Yes, there is only a small window of opportunity to set our kids on the right path, and I hope that moms know how valuable this little bit of time is. They drive us crazy, they are so whiny and so loud, so messy and so naughty at times. But oh, they are so special. They are so fragile, and this world is such a hard place. They are so precious and this world cares very little for them. We are all they have to depend on. We (family) are the only sure thing they will know in this life. I remember asking a mother of 4 (whom I respect) with older children (teenagers and above) what I should do about Luxie lying. If she admits to the lie, and then confesses the truth, is she still in trouble for lying? How should I handle it? She said something Ive never forgotten, and honestly, I try to remember it when things are going crazy around here. She said, "You might discipline her for lying, but remember in the end she chose to do what's right. And life is so hard already. And it will only get harder for her.
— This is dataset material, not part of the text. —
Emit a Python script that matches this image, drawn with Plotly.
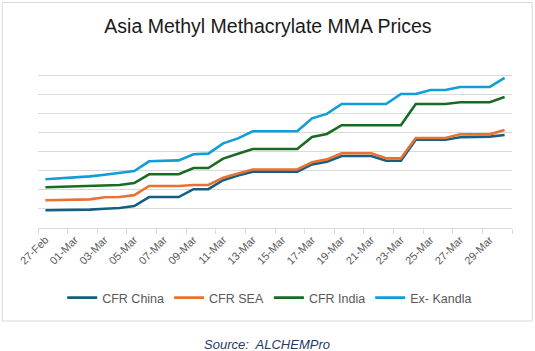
import plotly.graph_objects as go

dates = ["2025-02-27", "2025-03-02", "2025-03-03", "2025-03-04", "2025-03-05",
         "2025-03-06", "2025-03-08", "2025-03-09", "2025-03-10", "2025-03-11",
         "2025-03-12", "2025-03-13", "2025-03-16", "2025-03-17", "2025-03-18",
         "2025-03-19", "2025-03-21", "2025-03-22", "2025-03-23", "2025-03-24",
         "2025-03-25", "2025-03-26", "2025-03-27", "2025-03-29", "2025-03-30"]

cfr_china = [0.93, 0.96, 1.01, 1.05, 1.15, 1.62, 1.62, 2.03, 2.03, 2.50, 2.75, 2.95, 2.95,
             3.33, 3.47, 3.77, 3.77, 3.52, 3.52, 4.62, 4.62, 4.62, 4.75, 4.78, 4.87]
cfr_sea = [1.45, 1.50, 1.61, 1.62, 1.72, 2.20, 2.20, 2.25, 2.25, 2.63, 2.85, 3.06, 3.06,
           3.44, 3.59, 3.91, 3.91, 3.65, 3.65, 4.71, 4.71, 4.71, 4.90, 4.90, 5.13]
cfr_india = [2.13, 2.20, 2.25, 2.25, 2.35, 2.81, 2.81, 3.14, 3.14, 3.63, 3.89, 4.13, 4.13,
             4.76, 4.92, 5.38, 5.38, 5.38, 5.38, 6.49, 6.49, 6.49, 6.58, 6.58, 6.85]
ex_kandla = [2.55, 2.70, 2.79, 2.88, 2.98, 3.49, 3.54, 3.86, 3.89, 4.43, 4.69, 5.06, 5.06,
             5.74, 5.97, 6.49, 6.49, 6.49, 7.01, 7.01, 7.22, 7.22, 7.38, 7.38, 7.85]

series_names = ["CFR China", "CFR SEA", "CFR India", "Ex- Kandla"]
colors = ["#156082", "#E97132", "#196B24", "#0F9ED5"]

tick_dates = ["2025-02-27"] + ["2025-03-%02d" % d for d in range(1, 30, 2)]
tick_labels = ["27-Feb"] + ["%02d-Mar" % d for d in range(1, 30, 2)]

fig = go.Figure()
for name, vals, col in zip(series_names, [cfr_china, cfr_sea, cfr_india, ex_kandla], colors):
    fig.add_trace(go.Scatter(x=dates, y=vals, mode="lines", name=name,
                             line=dict(color=col, width=2.6)))

L, R, T, B = 38.3, 512.3, 56.0, 228.0
W, H = 535, 351
pw, ph = R - L, B - T

def px(x):
    return (x - L) / pw

def py(y):
    return (B - y) / ph

fig.update_layout(
    width=W, height=H,
    margin=dict(l=L, r=W - R, t=T, b=H - B, pad=0),
    paper_bgcolor="white", plot_bgcolor="white",
    font=dict(family="Liberation Sans, Arial, sans-serif", color="#595959"),
    title=dict(text="Asia Methyl Methacrylate MMA Prices", x=px(268) * pw / W + L / W, xanchor="center",
               y=1 - 26 / H, yanchor="middle",
               font=dict(size=19.5, color="#1a1a1a", family="Liberation Sans, Arial, sans-serif")),
    showlegend=True,
    legend=dict(orientation="h", x=px(270), xanchor="center", y=py(298), yanchor="middle",
                font=dict(size=12.5, color="#595959"), bgcolor="rgba(0,0,0,0)"),
    xaxis=dict(type="date", range=["2025-02-26 12:00", "2025-03-30 12:00"],
               tickvals=tick_dates, ticktext=tick_labels, tickangle=-45,
               tickfont=dict(size=11, color="#595959"),
               ticks="", showgrid=False, zeroline=False,
               showline=True, linecolor="#d9d9d9", linewidth=1,
               minor=dict(ticks="outside", ticklen=5, tickcolor="#d9d9d9", tickwidth=1,
                          dtick=2 * 86400000, tick0="2025-02-26 12:00", showgrid=False)),
    yaxis=dict(range=[0, 9], dtick=1, tick0=0, showticklabels=False, ticks="",
               showgrid=True, gridcolor="#d9d9d9", gridwidth=1, zeroline=False,
               showline=False),
    shapes=[dict(type="rect", xref="paper", yref="paper",
                 x0=px(2.5), x1=px(532.5), y0=py(321), y1=py(2.5),
                 line=dict(color="#d9d9d9", width=1), fillcolor="rgba(0,0,0,0)", layer="below")],
    annotations=[dict(text="<i>Source:  ALCHEMPro</i>", xref="paper", yref="paper",
                      x=px(267.5), y=py(344), xanchor="center", yanchor="middle",
                      showarrow=False,
                      font=dict(size=13, color="#1f3864", family="Liberation Sans, Arial, sans-serif"))],
)

fig.write_html("out.html")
In the end, you want her to learn to choose to do what's right." Yes, life is so hard already. I had no idea that thruout life each stage would have it's own levels of toughness. It really is a battle for our kids, and I try to remind myself that these days really do count for something.

Zaine is in love with her sister, and wants to be wherever the action (aka Luxie) is. She is determined to keep up with her, and claps with joy whenever Luxie comes around. She is such a quiet girl--so easy going (thank you LORD!) and I fear at times that she will be completely outshined by her highly energetic sister. Then Luxie gets in her face and she gives a loud protest and a smack to the face and my fears subside. She may be quiet but she knows what she wants! Thank the Lord for a good eater too. They really enjoy eachother already and Im so glad. I had another mom tell me (a mom of SEVEN so I listened!) that one of the best things you can do for siblings is to encourage them to celebrate the others. Meaning, help them to learn to love the great things about eachother, even though they are different than themselves. For instance, I am helping Luxie to celebrate Zaine's achievements as she stands, and cruises, and gets toys for herself, etc. And I am teaching Zaine to clap with joy at Luxie's songs and Luxie's big jumps, etc. From what I understand, this builds a comradery (sp?) that fosters friendships later in life. I sure hope so. I pray they will be the best of friends.

OK, enough mom stuff for today. Sorry guys out there who are bored to death! But really, that's what's going on with me! Oh, and we are supposed to get a bid on the house today, so we shall see. Hopefully I will get the computer in my hands again before November!

1 Comments:

Blogger meridith said...

moms ARE amazing. i loved reading this slice of life. that advice about choosing what's right is so good. i hope i remember it someday.